The U.S. Embassy touted Mexico's increased cooperation in anti-drug efforts, noting in a statement that on Tuesday Mexico extradited 14 suspects wanted in the United States on drug, organized crime, money laundering, weapons and homicide charges.

The extraditions "represent another victory in our joint fight against organized crime," the embassy said.

And touting Mexico's own successes in the offensive, Calderon said Tuesday that a big party led to the demise of a drug cartel chief, who was killed in a shootout with federal police.

The La Familia gang invited hundreds of people to a party last week in the western city of Apatzingan and didn't bother to keep it a secret, Calderon said in an interview with W Radio.

Federal police learned about it and the shootout broke out when they arrived to investigate, he said. The government says that La Familia leader Nazario Moreno, nicknamed "The Craziest One," was killed in battles that lasted two days and spread to key parts of Michoacan state, with gunmen blockading roads with burning vehicles.

"What happened those days is that we gave La Familia cartel the biggest blow in its history," Calderon said. "With a certain amount of insolence, they organized a party, a gathering of hundreds of their people. ... Everyone found out about the party."

The government says cartel gunmen fled with their dead during the shootouts, and Moreno's body has not been recovered.

La Familia has been the most flamboyant of Mexico's drug cartels. The gang claims it is trying to protect Michoacan — Calderon's home state — from other cartels and common criminals, a message it touts in banners and even in occasional interviews with the news media.

The gang has not bothered to lower its profile since Moreno's reported death. Sympathizers — some with small children — have marched repeatedly in Apatzingan and the state capital of Morelia, carrying signs supporting the capo and demanding the withdrawal of federal forces.

On Tuesday, the Interior Department issued a statement saying such demonstrations show only the cartels' "incipient penetration of some local sectors, but not any social support for crime and its tactics."

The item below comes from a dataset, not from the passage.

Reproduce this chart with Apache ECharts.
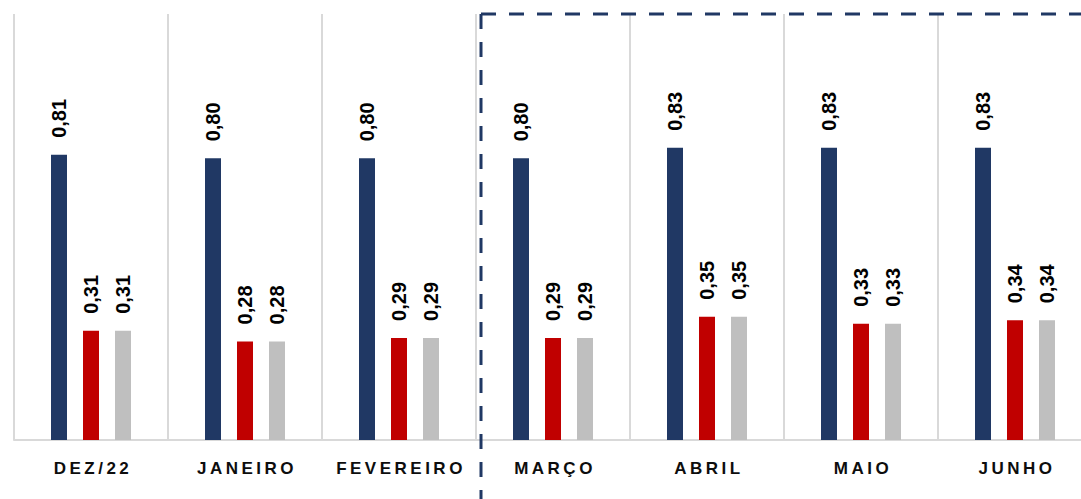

Later, in a rare joint statement, federal police, prosecutors, the army and navy urged all three levels of government — local, state and federal — and all three branches of government to work together against drug cartels.

The statement said La Familia members "are nothing more than criminals whose only intention is to terrorize and attack society."

"Far from protecting Michoacan residents from crime, they deeply hurt them. They commit murders, extortion and kidnappings," the statement added.

Moreno, 40, the dead drug lord, was considered the ideological leader of La Familia, setting a code of conduct for members that prohibits using hard drugs or dealing them within Mexican territory.

He reputedly handed out Bibles and money to the poor, and wrote a religiously tinged book of values for the cartel, sometimes known as "The Sayings of the Craziest One."

The gang, specializing in methamphetamine, is also known as one of Mexico's most vicious. La Familia emerged as an independent organization in 2006, announcing its split from the Gulf cartel when it rolled five severed heads into a nightclub in the city of Uruapan.

Soon afterward, Calderon deployed thousands of federal troops and soldiers into Michoacan, a crackdown he quickly extended to other cartel strongholds in northern and western Mexico. Several top drug lords have been brought down but gang violence has soared to unprecedented levels, claiming more than 28,000 lives in four years.

"I'm a Michoacano and the situation of the state hurts," Calderon said. "We cannot allow the law of a cartel to rule a state."